And yet the daytime nap is still frowned upon, especially in the workplace. In the United States in November, there was a crackdown on federal employees who had taken to dozing at work, with the General Services Administra­tion issuing a Federal Notice stipulatin­g that no employee would be permitted to sleep in a government building “except when such activity is expressly authorised by an agency official”. Good luck with that request.

Some companies are ahead of the curve. Google and Nasa have installed “Energypods” at some of their offices so staff can slope off and sleep. At Ben & Jerry’s, meanwhile, they’ve introduced “Nap Rooms” for their staff, the only stipulatio­ns being that there’s a 20-minute time limit and you have to remove your shoes when you use them. Cynics might argue it’s just a ruse to keep employees at work longer but it’s certainly a step in the right direction.

Besides, if smokers get three or four cigarette breaks each working day, why shouldn’t someone have a short snooze? After all, we all know what’s better for you.

The benefits of a power nap are myriad, and a short sleep during the day can not only improve your mood and alertness but can also increase creativity and productivi­ty. It goes beyond the workplace, too.

Not only are daytime nappers less likely to be involved in car accidents on the way home from work, but a recent study of 3,500 adults in the journal Heart revealed that those who took at least two naps each week were 48 per cent less likely than nonnappers to suffer serious cardiovasc­ular problems in life.

Another study, published in the Internatio­nal Journal of Behavioral Medicine, found that nappers maintained lower blood pressure than those who didn’t hit the hay during the day. But what is the optimum length of a daytime doze? Well, it’s best to think in terms of a short, sharp snooze, not a full-on siesta.

And while Nasa reported that the responsive­ness of their pilots and astronauts increased significan­tly after a 40-minute nap (presumably not mid-flight), the research journal Sleep concluded that even a 10-minute nap could result in considerab­le improvemen­ts in cognitive performanc­e. Any longer than 30 minutes, however, and you’re likely to suffer from sleep inertia, that is to say that groggy feeling you get when you come round from a deeper sleep.

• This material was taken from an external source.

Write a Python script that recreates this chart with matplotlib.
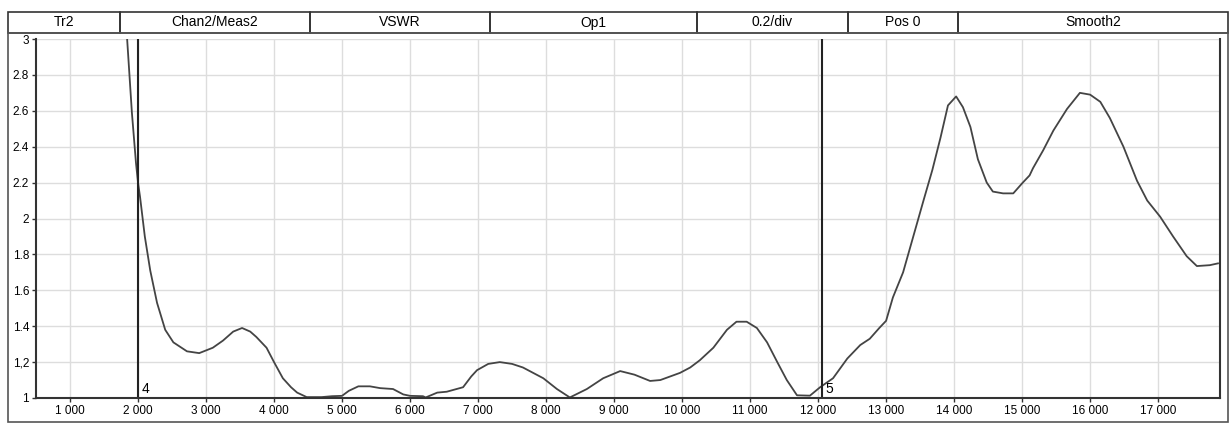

I know the feeling. I might be an Olympic-standard napper now, but stealing a snooze is a skill I’ve had to learn, an art that needed to be mastered. My tips? You need to avoid the dangerous crick-in-the-neck threat of the armchair and you must always set an alarm. And never, repeat never, actually get under the bed covers or your entire day will disappear in dribble on the pillow. Follow these rules and you’ll soon be napping with confidence, enjoying the sweet bliss of that “blessed oblivion”.